Bycatch also includes that part of the catch that is not landed, but killed as a result of interaction with
fishing gear and/or subsequent predation.

Bycatch occurs because the gears (nets and hooks) used during fishing operations are non-selective for
the target species. As a result, every animal attracted to the baited hook or within range of the net is
caught. The methods used to fish also contribute to bycatch both temporally and spatially. For
example, fishing during times when seabirds, attracted to baited hooks are active and netting at depths
where bycatch such as turtles are known to forage.

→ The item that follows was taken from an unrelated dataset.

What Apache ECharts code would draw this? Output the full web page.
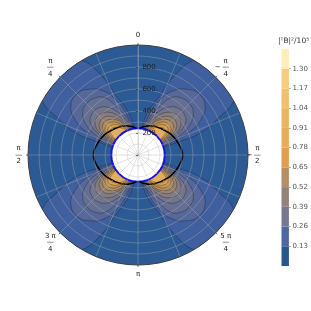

SeaNet is an environmental extension service to the Australian seafood industry and provides
information and advice on improved fishing gear, technology and methods. Our primary objective is to
work with the fishing industry to minimise bycatch and encourage environmental best practice by
industry.

SeaNet is active in five States across Australia and in association with fisheries researchers has
facilitated the introduction and adoption of many techniques and gears to reduce bycatch. The fishing
industry is still regarded by many to be the ‘rapers and pillagers’ of the sea, even though the majority of
Australians enjoy what is arguably the best seafood in the world. With the assistance of SeaNet,
industry has proven to be a willing participant in the development, trialing and adoption of bycatch
mitigation techniques and gears.

Australian fishers have a respect for the resource which supplies them with their livelihood and the
animals with which they interact. Together we can ensure that interactions with non-target species are
soon a thing of the past and that the post release survival of animals with which we do interact, despite
industry’s best practice, is maximised.